-- begin DATA BLOCK --

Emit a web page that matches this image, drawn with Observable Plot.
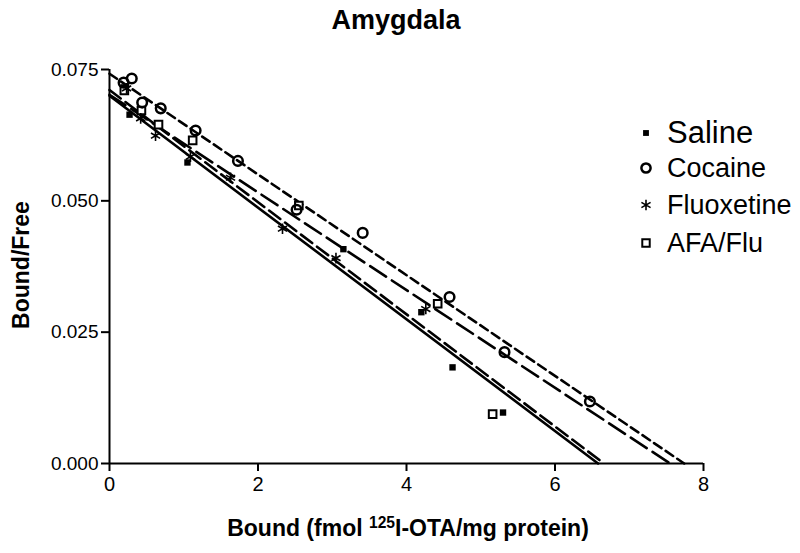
<!DOCTYPE html>
<html><head><meta charset="utf-8">
<script src="https://cdn.jsdelivr.net/npm/d3@7"></script>
<script src="https://cdn.jsdelivr.net/npm/@observablehq/plot@0.6"></script>
<style>
body{margin:0;background:#fff;}
#wrap{position:relative;width:800px;height:553px;font-family:"Liberation Sans",Arial,sans-serif;color:#000;}
.t{position:absolute;white-space:nowrap;line-height:1;}
</style></head><body><div id="wrap"></div>
<script>
const groups = ["Saline", "Cocaine", "Fluoxetine", "AFA/Flu"];

const salineX = [0.19, 0.27, 1.05, 3.15, 4.20, 4.62, 5.30];
const salineY = [0.0716, 0.0664, 0.0573, 0.0408, 0.0288, 0.0183, 0.0097];

const cocaineX = [0.19, 0.30, 0.44, 0.69, 1.16, 1.73, 2.52, 3.41, 4.58, 5.32, 6.47];
const cocaineY = [0.0725, 0.0733, 0.0687, 0.0676, 0.0634, 0.0576, 0.0483, 0.0439, 0.0317, 0.0212, 0.0118];

const fluoxetineX = [0.23, 0.42, 0.62, 1.09, 1.63, 2.33, 3.05, 4.26];
const fluoxetineY = [0.0714, 0.0657, 0.0624, 0.0584, 0.0544, 0.0447, 0.0391, 0.0294];

const afaX = [0.20, 0.43, 0.66, 1.12, 2.55, 4.42, 5.16];
const afaY = [0.0710, 0.0672, 0.0645, 0.0615, 0.0491, 0.0304, 0.0094];

// regression lines: value at x = 0 and x-intercept, per group
const lineYIntercept = [0.0700, 0.0742, 0.0711, 0.0702];
const lineXIntercept = [6.58, 7.74, 6.66, 7.55];

const xTicks = [0, 2, 4, 6, 8];
const yTicks = [0, 0.025, 0.050, 0.075];

const titleText = "Amygdala";
const yTitle = "Bound/Free";

const pts = (xs, ys) => xs.map((x, i) => ({x, y: ys[i]}));
const saline = pts(salineX, salineY);
const cocaine = pts(cocaineX, cocaineY);
const fluox = pts(fluoxetineX, fluoxetineY);
const afa = pts(afaX, afaY);
const lines = groups.map((g, i) => [{x: 0, y: lineYIntercept[i]}, {x: lineXIntercept[i], y: 0}]);
const dashes = [undefined, "9,5", "14,6", "19,7"];

const font = "'Liberation Sans', Arial, sans-serif";
const chart = Plot.plot({
  width: 800, height: 553,
  marginLeft: 109, marginRight: 97, marginTop: 69, marginBottom: 90,
  x: {domain: [0, 8]},
  y: {domain: [0, 0.075]},
  style: {fontFamily: font, fontSize: "19px", background: "white", color: "black"},
  marks: [
    Plot.axisX({ticks: xTicks, tickSize: 8, tickPadding: 5, fontSize: 20, label: null, strokeWidth: 2}),
    Plot.axisY({ticks: yTicks, tickFormat: d3.format(".3f"), tickSize: 8, tickPadding: 3, fontSize: 19, label: null, strokeWidth: 2}),
    Plot.ruleX([0], {strokeWidth: 2}),
    Plot.ruleY([0], {strokeWidth: 2}),
    ...lines.map((l, i) => Plot.line(l, {x: "x", y: "y", stroke: "black", strokeWidth: 2.6, strokeDasharray: dashes[i]})),
    Plot.dot(saline, {x: "x", y: "y", symbol: "square", fill: "black", stroke: "none", r: 3.6}),
    Plot.dot(afa, {x: "x", y: "y", symbol: "square", fill: "white", stroke: "black", strokeWidth: 2, r: 4.3}),
    Plot.dot(fluox, {x: "x", y: "y", symbol: "asterisk", stroke: "black", strokeWidth: 1.6, r: 5}),
    Plot.dot(cocaine, {x: "x", y: "y", symbol: "circle", fill: "white", fillOpacity: 0, stroke: "black", strokeWidth: 2.5, r: 4.8})
  ]
});
const wrap = document.getElementById("wrap");
wrap.appendChild(chart);

function addText(txt, css, html) {
  const d = document.createElement("div");
  d.className = "t";
  if (html) d.innerHTML = txt; else d.textContent = txt;
  Object.assign(d.style, css);
  wrap.appendChild(d);
  return d;
}
addText(titleText, {left: "396px", top: "7px", transform: "translateX(-50%)", fontSize: "27px", fontWeight: "bold"});
addText("Bound (fmol <sup style='font-size:0.68em;vertical-align:0.5em;line-height:0'>125</sup>I-OTA/mg protein)",
  {left: "408px", top: "517px", transform: "translateX(-50%)", fontSize: "23px", fontWeight: "bold"}, true);
addText(yTitle, {left: "21px", top: "265px", transform: "translate(-50%,-50%) rotate(-90deg)", fontSize: "23px", fontWeight: "bold"});

// legend
const legendSizes = [31, 27, 27, 27];
const legendBase = [143, 178, 215, 253];
const legendSym = [d3.symbolSquare, d3.symbolCircle, d3.symbolAsterisk, d3.symbolSquare];
const legendStyle = [
  {fill: "black", stroke: "none", sw: 0, r: 3.3},
  {fill: "none", stroke: "black", sw: 2.5, r: 4.6},
  {fill: "none", stroke: "black", sw: 1.6, r: 5},
  {fill: "none", stroke: "black", sw: 2, r: 4.2}
];
groups.forEach((g, i) => {
  addText(g, {left: "667px", top: (legendBase[i] - 0.8465 * legendSizes[i]) + "px", fontSize: legendSizes[i] + "px"});
  const s = legendStyle[i];
  const svg = d3.create("svg").attr("width", 20).attr("height", 20)
    .style("position", "absolute").style("left", "636px").style("top", (legendBase[i] - 10 - 10) + "px");
  svg.append("path").attr("transform", "translate(10,10)")
    .attr("d", d3.symbol(legendSym[i], Math.PI * s.r * s.r)())
    .attr("fill", s.fill).attr("stroke", s.stroke).attr("stroke-width", s.sw);
  wrap.appendChild(svg.node());
});
</script></body></html>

-- end DATA BLOCK --

Transcribe all of the material exactly, leaving out whatever pictures it contains.

# IN RESPONSE
Emit a web page that matches this image, drawn with Observable Plot.
<!DOCTYPE html>
<html><head><meta charset="utf-8">
<script src="https://cdn.jsdelivr.net/npm/d3@7"></script>
<script src="https://cdn.jsdelivr.net/npm/@observablehq/plot@0.6"></script>
<style>
body{margin:0;background:#fff;}
#wrap{position:relative;width:800px;height:553px;font-family:"Liberation Sans",Arial,sans-serif;color:#000;}
.t{position:absolute;white-space:nowrap;line-height:1;}
</style></head><body><div id="wrap"></div>
<script>
const groups = ["Saline", "Cocaine", "Fluoxetine", "AFA/Flu"];

const salineX = [0.19, 0.27, 1.05, 3.15, 4.20, 4.62, 5.30];
const salineY = [0.0716, 0.0664, 0.0573, 0.0408, 0.0288, 0.0183, 0.0097];

const cocaineX = [0.19, 0.30, 0.44, 0.69, 1.16, 1.73, 2.52, 3.41, 4.58, 5.32, 6.47];
const cocaineY = [0.0725, 0.0733, 0.0687, 0.0676, 0.0634, 0.0576, 0.0483, 0.0439, 0.0317, 0.0212, 0.0118];

const fluoxetineX = [0.23, 0.42, 0.62, 1.09, 1.63, 2.33, 3.05, 4.26];
const fluoxetineY = [0.0714, 0.0657, 0.0624, 0.0584, 0.0544, 0.0447, 0.0391, 0.0294];

const afaX = [0.20, 0.43, 0.66, 1.12, 2.55, 4.42, 5.16];
const afaY = [0.0710, 0.0672, 0.0645, 0.0615, 0.0491, 0.0304, 0.0094];

// regression lines: value at x = 0 and x-intercept, per group
const lineYIntercept = [0.0700, 0.0742, 0.0711, 0.0702];
const lineXIntercept = [6.58, 7.74, 6.66, 7.55];

const xTicks = [0, 2, 4, 6, 8];
const yTicks = [0, 0.025, 0.050, 0.075];

const titleText = "Amygdala";
const yTitle = "Bound/Free";

const pts = (xs, ys) => xs.map((x, i) => ({x, y: ys[i]}));
const saline = pts(salineX, salineY);
const cocaine = pts(cocaineX, cocaineY);
const fluox = pts(fluoxetineX, fluoxetineY);
const afa = pts(afaX, afaY);
const lines = groups.map((g, i) => [{x: 0, y: lineYIntercept[i]}, {x: lineXIntercept[i], y: 0}]);
const dashes = [undefined, "9,5", "14,6", "19,7"];

const font = "'Liberation Sans', Arial, sans-serif";
const chart = Plot.plot({
  width: 800, height: 553,
  marginLeft: 109, marginRight: 97, marginTop: 69, marginBottom: 90,
  x: {domain: [0, 8]},
  y: {domain: [0, 0.075]},
  style: {fontFamily: font, fontSize: "19px", background: "white", color: "black"},
  marks: [
    Plot.axisX({ticks: xTicks, tickSize: 8, tickPadding: 5, fontSize: 20, label: null, strokeWidth: 2}),
    Plot.axisY({ticks: yTicks, tickFormat: d3.format(".3f"), tickSize: 8, tickPadding: 3, fontSize: 19, label: null, strokeWidth: 2}),
    Plot.ruleX([0], {strokeWidth: 2}),
    Plot.ruleY([0], {strokeWidth: 2}),
    ...lines.map((l, i) => Plot.line(l, {x: "x", y: "y", stroke: "black", strokeWidth: 2.6, strokeDasharray: dashes[i]})),
    Plot.dot(saline, {x: "x", y: "y", symbol: "square", fill: "black", stroke: "none", r: 3.6}),
    Plot.dot(afa, {x: "x", y: "y", symbol: "square", fill: "white", stroke: "black", strokeWidth: 2, r: 4.3}),
    Plot.dot(fluox, {x: "x", y: "y", symbol: "asterisk", stroke: "black", strokeWidth: 1.6, r: 5}),
    Plot.dot(cocaine, {x: "x", y: "y", symbol: "circle", fill: "white", fillOpacity: 0, stroke: "black", strokeWidth: 2.5, r: 4.8})
  ]
});
const wrap = document.getElementById("wrap");
wrap.appendChild(chart);

function addText(txt, css, html) {
  const d = document.createElement("div");
  d.className = "t";
  if (html) d.innerHTML = txt; else d.textContent = txt;
  Object.assign(d.style, css);
  wrap.appendChild(d);
  return d;
}
addText(titleText, {left: "396px", top: "7px", transform: "translateX(-50%)", fontSize: "27px", fontWeight: "bold"});
addText("Bound (fmol <sup style='font-size:0.68em;vertical-align:0.5em;line-height:0'>125</sup>I-OTA/mg protein)",
  {left: "408px", top: "517px", transform: "translateX(-50%)", fontSize: "23px", fontWeight: "bold"}, true);
addText(yTitle, {left: "21px", top: "265px", transform: "translate(-50%,-50%) rotate(-90deg)", fontSize: "23px", fontWeight: "bold"});

// legend
const legendSizes = [31, 27, 27, 27];
const legendBase = [143, 178, 215, 253];
const legendSym = [d3.symbolSquare, d3.symbolCircle, d3.symbolAsterisk, d3.symbolSquare];
const legendStyle = [
  {fill: "black", stroke: "none", sw: 0, r: 3.3},
  {fill: "none", stroke: "black", sw: 2.5, r: 4.6},
  {fill: "none", stroke: "black", sw: 1.6, r: 5},
  {fill: "none", stroke: "black", sw: 2, r: 4.2}
];
groups.forEach((g, i) => {
  addText(g, {left: "667px", top: (legendBase[i] - 0.8465 * legendSizes[i]) + "px", fontSize: legendSizes[i] + "px"});
  const s = legendStyle[i];
  const svg = d3.create("svg").attr("width", 20).attr("height", 20)
    .style("position", "absolute").style("left", "636px").style("top", (legendBase[i] - 10 - 10) + "px");
  svg.append("path").attr("transform", "translate(10,10)")
    .attr("d", d3.symbol(legendSym[i], Math.PI * s.r * s.r)())
    .attr("fill", s.fill).attr("stroke", s.stroke).attr("stroke-width", s.sw);
  wrap.appendChild(svg.node());
});
</script></body></html>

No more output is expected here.